── Source excerpt

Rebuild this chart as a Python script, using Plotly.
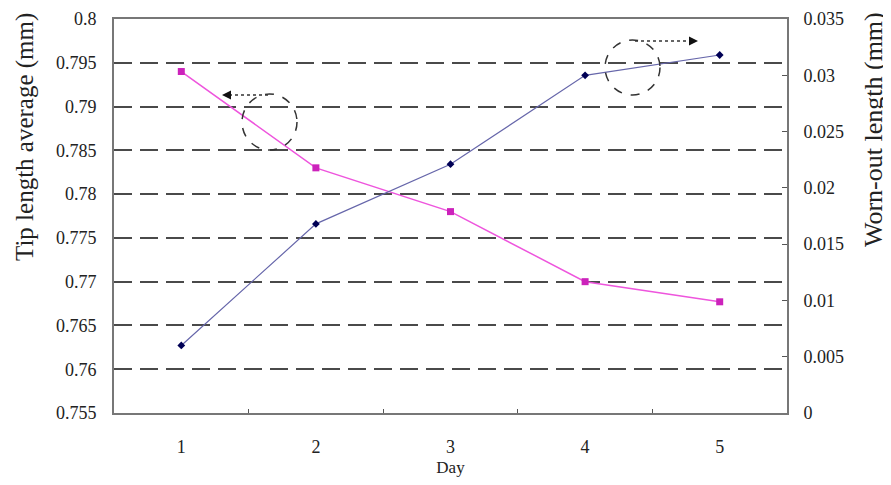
import plotly.graph_objects as go

days = ["1", "2", "3", "4", "5"]
tip_length = [0.7940, 0.7830, 0.7780, 0.7700, 0.7677]
worn_out = [0.0060, 0.0168, 0.0221, 0.0300, 0.0318]

left_ticks = [0.755, 0.76, 0.765, 0.77, 0.775, 0.78, 0.785, 0.79, 0.795, 0.8]
left_labels = ["0.755", "0.76", "0.765", "0.77", "0.775", "0.78", "0.785", "0.79", "0.795", "0.8"]
right_ticks = [0, 0.005, 0.01, 0.015, 0.02, 0.025, 0.03, 0.035]
right_labels = ["0", "0.005", "0.01", "0.015", "0.02", "0.025", "0.03", "0.035"]

FONT = "Liberation Serif, Times New Roman, serif"
TXT = "#222222"

fig = go.Figure()
fig.add_trace(go.Scatter(
    x=days, y=tip_length, mode="lines+markers", name="Tip length average",
    line=dict(color="#EE55DD", width=1.5),
    marker=dict(symbol="square", size=7, color="#CC22BB"),
    yaxis="y"))
fig.add_trace(go.Scatter(
    x=days, y=worn_out, mode="lines+markers", name="Worn-out length",
    line=dict(color="#6666AA", width=1.2),
    marker=dict(symbol="diamond", size=6, color="#000055"),
    yaxis="y2"))

# page has 8px body margin: figure is 883x477 placed at (8,8)
fig.update_layout(
    width=883, height=477,
    margin=dict(l=106, r=104, t=11, b=72),
    paper_bgcolor="white", plot_bgcolor="white",
    showlegend=False,
    font=dict(family=FONT, size=18, color=TXT),
    xaxis=dict(
        type="category", tickson="boundaries", ticks="inside", ticklen=4,
        tickcolor="#555555", showgrid=False, showline=True, linecolor="#777777",
        linewidth=2, mirror=True, range=[-0.5, 4.5], automargin=False,
        title=dict(text="Day", font=dict(family=FONT, size=17, color=TXT), standoff=6),
        tickfont=dict(family=FONT, size=18, color=TXT), ticklabelstandoff=16,
    ),
    yaxis=dict(
        range=[0.755, 0.8], tickvals=left_ticks, ticktext=left_labels,
        showgrid=True, gridcolor="#4a4a4a", gridwidth=2, griddash="18px,8px",
        zeroline=False, showline=True, linecolor="#777777", linewidth=2,
        ticks="", tickfont=dict(family=FONT, size=18, color=TXT), ticklabelstandoff=12,
        automargin=False, ticklabeloverflow="allow",
    ),
    yaxis2=dict(
        range=[0, 0.035], tickvals=right_ticks, ticktext=right_labels,
        overlaying="y", side="right", showgrid=False, zeroline=False,
        showline=True, linecolor="#777777", linewidth=2,
        ticks="inside", ticklen=5, tickcolor="#555555", automargin=False,
        tickfont=dict(family=FONT, size=18, color=TXT), ticklabelstandoff=11,
        ticklabeloverflow="allow",
    ),
)

PLOT_TOP, PLOT_BOTTOM = 19.0, 413.0

def px(x):
    return (x - 114) / 673.0

def py(y):
    return (PLOT_BOTTOM - y) / (PLOT_BOTTOM - PLOT_TOP)

# axis titles (placed like the reference, off-centre)
fig.add_annotation(xref="paper", yref="paper", x=px(25), y=py(137),
                   text="Tip length average (mm)", textangle=-90, showarrow=False,
                   font=dict(family=FONT, size=25, color=TXT),
                   xanchor="center", yanchor="middle")
fig.add_annotation(xref="paper", yref="paper", x=px(873), y=py(130),
                   text="Worn-out length (mm)", textangle=-90, showarrow=False,
                   font=dict(family=FONT, size=26, color=TXT),
                   xanchor="center", yanchor="middle")

# dashed ellipses
fig.add_shape(type="circle", xref="paper", yref="paper",
              x0=px(242), x1=px(297), y0=py(150), y1=py(94),
              line=dict(color="#333333", width=1.5, dash="dash"))
fig.add_shape(type="circle", xref="paper", yref="paper",
              x0=px(605), x1=px(660), y0=py(95), y1=py(40),
              line=dict(color="#333333", width=1.5, dash="dash"))
# dotted arrow lines
fig.add_shape(type="line", xref="paper", yref="paper",
              x0=px(268), x1=px(228), y0=py(95), y1=py(95),
              line=dict(color="#333333", width=1.5, dash="dot"))
fig.add_shape(type="line", xref="paper", yref="paper",
              x0=px(635), x1=px(692), y0=py(41), y1=py(41),
              line=dict(color="#333333", width=1.5, dash="dot"))
fig.add_annotation(xref="paper", yref="paper", x=px(222), y=py(95),
                   ax=10, ay=0, text="", showarrow=True, arrowhead=2,
                   arrowsize=1.2, arrowwidth=1.5, arrowcolor="#111111")
fig.add_annotation(xref="paper", yref="paper", x=px(698), y=py(41),
                   ax=-10, ay=0, text="", showarrow=True, arrowhead=2,
                   arrowsize=1.2, arrowwidth=1.5, arrowcolor="#111111")

fig.write_html("out.html")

────

#### [Task]
Would you return the data exactly as written, without the pictures?

#### [Output for this task]
Rebuild this chart as a Python script, using Plotly.
import plotly.graph_objects as go

days = ["1", "2", "3", "4", "5"]
tip_length = [0.7940, 0.7830, 0.7780, 0.7700, 0.7677]
worn_out = [0.0060, 0.0168, 0.0221, 0.0300, 0.0318]

left_ticks = [0.755, 0.76, 0.765, 0.77, 0.775, 0.78, 0.785, 0.79, 0.795, 0.8]
left_labels = ["0.755", "0.76", "0.765", "0.77", "0.775", "0.78", "0.785", "0.79", "0.795", "0.8"]
right_ticks = [0, 0.005, 0.01, 0.015, 0.02, 0.025, 0.03, 0.035]
right_labels = ["0", "0.005", "0.01", "0.015", "0.02", "0.025", "0.03", "0.035"]

FONT = "Liberation Serif, Times New Roman, serif"
TXT = "#222222"

fig = go.Figure()
fig.add_trace(go.Scatter(
    x=days, y=tip_length, mode="lines+markers", name="Tip length average",
    line=dict(color="#EE55DD", width=1.5),
    marker=dict(symbol="square", size=7, color="#CC22BB"),
    yaxis="y"))
fig.add_trace(go.Scatter(
    x=days, y=worn_out, mode="lines+markers", name="Worn-out length",
    line=dict(color="#6666AA", width=1.2),
    marker=dict(symbol="diamond", size=6, color="#000055"),
    yaxis="y2"))

# page has 8px body margin: figure is 883x477 placed at (8,8)
fig.update_layout(
    width=883, height=477,
    margin=dict(l=106, r=104, t=11, b=72),
    paper_bgcolor="white", plot_bgcolor="white",
    showlegend=False,
    font=dict(family=FONT, size=18, color=TXT),
    xaxis=dict(
        type="category", tickson="boundaries", ticks="inside", ticklen=4,
        tickcolor="#555555", showgrid=False, showline=True, linecolor="#777777",
        linewidth=2, mirror=True, range=[-0.5, 4.5], automargin=False,
        title=dict(text="Day", font=dict(family=FONT, size=17, color=TXT), standoff=6),
        tickfont=dict(family=FONT, size=18, color=TXT), ticklabelstandoff=16,
    ),
    yaxis=dict(
        range=[0.755, 0.8], tickvals=left_ticks, ticktext=left_labels,
        showgrid=True, gridcolor="#4a4a4a", gridwidth=2, griddash="18px,8px",
        zeroline=False, showline=True, linecolor="#777777", linewidth=2,
        ticks="", tickfont=dict(family=FONT, size=18, color=TXT), ticklabelstandoff=12,
        automargin=False, ticklabeloverflow="allow",
    ),
    yaxis2=dict(
        range=[0, 0.035], tickvals=right_ticks, ticktext=right_labels,
        overlaying="y", side="right", showgrid=False, zeroline=False,
        showline=True, linecolor="#777777", linewidth=2,
        ticks="inside", ticklen=5, tickcolor="#555555", automargin=False,
        tickfont=dict(family=FONT, size=18, color=TXT), ticklabelstandoff=11,
        ticklabeloverflow="allow",
    ),
)

PLOT_TOP, PLOT_BOTTOM = 19.0, 413.0

def px(x):
    return (x - 114) / 673.0

def py(y):
    return (PLOT_BOTTOM - y) / (PLOT_BOTTOM - PLOT_TOP)

# axis titles (placed like the reference, off-centre)
fig.add_annotation(xref="paper", yref="paper", x=px(25), y=py(137),
                   text="Tip length average (mm)", textangle=-90, showarrow=False,
                   font=dict(family=FONT, size=25, color=TXT),
                   xanchor="center", yanchor="middle")
fig.add_annotation(xref="paper", yref="paper", x=px(873), y=py(130),
                   text="Worn-out length (mm)", textangle=-90, showarrow=False,
                   font=dict(family=FONT, size=26, color=TXT),
                   xanchor="center", yanchor="middle")

# dashed ellipses
fig.add_shape(type="circle", xref="paper", yref="paper",
              x0=px(242), x1=px(297), y0=py(150), y1=py(94),
              line=dict(color="#333333", width=1.5, dash="dash"))
fig.add_shape(type="circle", xref="paper", yref="paper",
              x0=px(605), x1=px(660), y0=py(95), y1=py(40),
              line=dict(color="#333333", width=1.5, dash="dash"))
# dotted arrow lines
fig.add_shape(type="line", xref="paper", yref="paper",
              x0=px(268), x1=px(228), y0=py(95), y1=py(95),
              line=dict(color="#333333", width=1.5, dash="dot"))
fig.add_shape(type="line", xref="paper", yref="paper",
              x0=px(635), x1=px(692), y0=py(41), y1=py(41),
              line=dict(color="#333333", width=1.5, dash="dot"))
fig.add_annotation(xref="paper", yref="paper", x=px(222), y=py(95),
                   ax=10, ay=0, text="", showarrow=True, arrowhead=2,
                   arrowsize=1.2, arrowwidth=1.5, arrowcolor="#111111")
fig.add_annotation(xref="paper", yref="paper", x=px(698), y=py(41),
                   ax=-10, ay=0, text="", showarrow=True, arrowhead=2,
                   arrowsize=1.2, arrowwidth=1.5, arrowcolor="#111111")

fig.write_html("out.html")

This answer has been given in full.